Wir sehen einen Programmverstoß gegen die Normen des Rundfunkstaatsvertrages: Den Zuschauern wurde im Zuge der umfassenden Trauerberichterstattung über die Pariser Morde Wesentliches vorenthalten, das hilfreich für eine Einordnung des Geschehens gewesen wäre, konkret: Sie wurden nicht auf die gemäß jeweiliger Interessenlage wechselnde, d.h. opportunistische Einschätzung der Terrorgruppen seitens Politik und Massenmedien aufmerksam gemacht, auf einen amoralischen Bewertungswechsel, der in den westlichen Medien und bei westlichen Politikern allerdings gang und gäbe ist, wenn aktuelle Mordaktionen islamistischer Terroristen zu bewerten sind.

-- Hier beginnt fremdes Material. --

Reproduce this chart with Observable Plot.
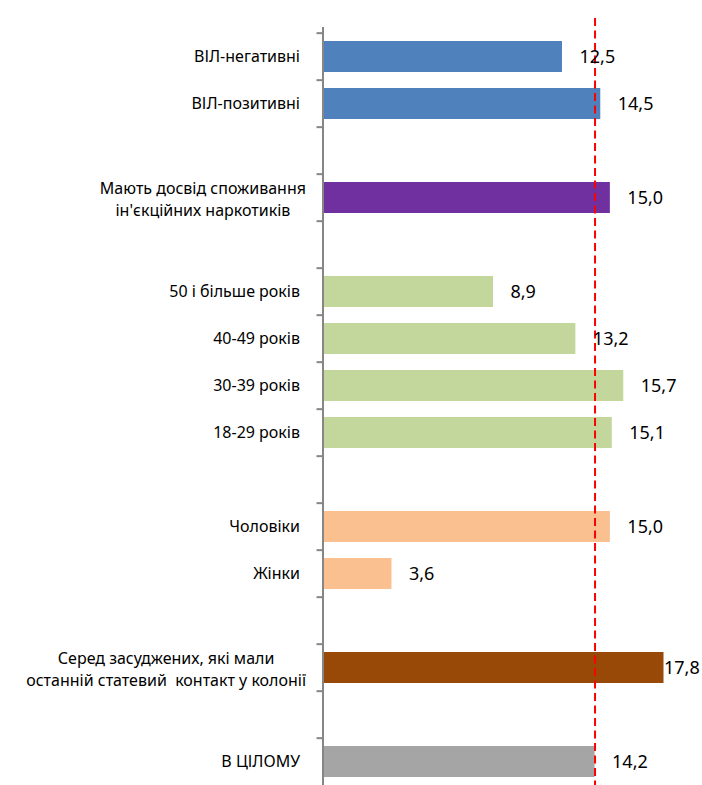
<!DOCTYPE html>
<html>
<head>
<meta charset="utf-8">
<script src="https://cdn.jsdelivr.net/npm/d3@7"></script>
<script src="https://cdn.jsdelivr.net/npm/@observablehq/plot@0.6"></script>
<style>
  html, body { margin: 0; padding: 0; background: #fff; overflow: hidden; }
  #chart svg { display: block; font-family: "Noto Sans", sans-serif; }
</style>
</head>
<body>
<div id="chart"></div>
<script>
// ---- data ----
const categories = [
  "ВІЛ-негативні",
  "ВІЛ-позитивні",
  "",
  "Мають досвід споживання\nін'єкційних наркотиків",
  "",
  "50 і більше років",
  "40-49 років",
  "30-39 років",
  "18-29 років",
  "",
  "Чоловіки",
  "Жінки",
  "",
  "Серед засуджених, які мали\nостанній статевий  контакт у колонії",
  "",
  "В ЦІЛОМУ"
];
const values = [12.5, 14.5, null, 15.0, null, 8.9, 13.2, 15.7, 15.1, null, 15.0, 3.6, null, 17.8, null, 14.2];
const groups = ["hiv", "hiv", null, "idu", null, "age", "age", "age", "age", null, "sex", "sex", null, "colony", null, "total"];
const overallValue = 14.2;

// ---- styles ----
const groupColor = {
  hiv: "#4F81BD",
  idu: "#7030A0",
  age: "#C3D69B",
  sex: "#FAC090",
  colony: "#984807",
  total: "#A5A5A5"
};

const rows = categories.map((label, i) => ({key: i, label, value: values[i], group: groups[i]}));
const bars = rows.filter(d => d.value != null);
const labelled = rows.filter(d => d.label !== "");
const singleLabels = labelled.filter(d => !d.label.includes("\n"));
const multiLabels = labelled.filter(d => d.label.includes("\n"));
const maxValue = d3.max(bars, d => d.value);
const fmt = v => d3.format(".1f")(v).replace(".", ",");

const W = 702, H = 790, mTop = 27, mBottom = 0, mLeft = 322.5, mRight = 38.5;
const step = (H - mTop - mBottom) / categories.length;

const chart = Plot.plot({
  width: W,
  height: H,
  marginTop: mTop,
  marginBottom: mBottom,
  marginLeft: mLeft,
  marginRight: mRight,
  style: {fontFamily: "'Noto Sans', sans-serif", background: "#fff"},
  x: {domain: [0, maxValue], axis: null},
  y: {type: "band", domain: d3.range(categories.length), paddingInner: 0.35, paddingOuter: 0.175},
  color: {type: "identity"},
  marks: [
    Plot.barX(bars, {x: "value", y: "key", fill: d => groupColor[d.group]}),
    Plot.ruleX([overallValue], {stroke: "#FF0000", strokeWidth: 2, strokeDasharray: "8,4.5", insetTop: -9}),
    Plot.ruleX([0], {stroke: "#868686", strokeWidth: 2}),
    Plot.axisY({tickSize: 6, tickFormat: () => "", dy: -step / 2, stroke: "#868686", strokeWidth: 2, label: null}),
    Plot.text(singleLabels, {x: 0, y: "key", text: "label", textAnchor: "end", dx: -23, fontSize: 16, fill: "#000"}),
    Plot.text(multiLabels, {x: 0, y: "key", text: "label", textAnchor: "end", dx: -23, fontSize: 16, fill: "#000", lineHeight: 1.4, className: "multi-label"}),
    Plot.text(bars.filter(d => d.value < maxValue), {x: "value", y: "key", text: d => fmt(d.value), textAnchor: "start", dx: 17, fontSize: 18, fill: "#000"}),
    Plot.text(bars.filter(d => d.value === maxValue), {x: "value", y: "key", text: d => fmt(d.value), textAnchor: "start", dx: 0, fontSize: 18, fill: "#000"})
  ]
});

document.getElementById("chart").appendChild(chart);

// centre the lines of the wrapped category labels on each other (right edge of the widest line kept near the axis)
chart.querySelectorAll(".multi-label text, g.multi-label text").forEach(t => {
  const spans = t.querySelectorAll("tspan");
  if (!spans.length) return;
  let w = 0;
  spans.forEach(s => { w = Math.max(w, s.getComputedTextLength()); });
  t.setAttribute("text-anchor", "middle");
  t.style.textAnchor = "middle";
  spans.forEach(s => s.setAttribute("x", (-w / 2 + 6).toFixed(1)));
});
</script>
</body>
</html>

"Profilierte politische Aussagen und Analysen sind ebenso wesentliche Bestandteile des Programms wie die Information über bisher unbekannte Sachverhalte und Zusammenhänge. "Die Programme und Angebote der ARD haben der Allgemeinheit einen umfassenden Überblick über das internationale, europäische, nationale und regionale Geschehen in allen wesentlichen Lebensbereichen zu geben. Die ARD soll hierdurch die internationale Verständigung, die europäische Integration und den gesellschaftlichen Zusammenhalt in Bund und Ländern fördern."
Wir sind der Überzeugung, dass der beschriebene Trend in der ARD-aktuell-Berichterstattung den staatsvertraglichen Bestimmungen Hohn spricht.
Wir bitten um Prüfung dieser Programmbeschwerde.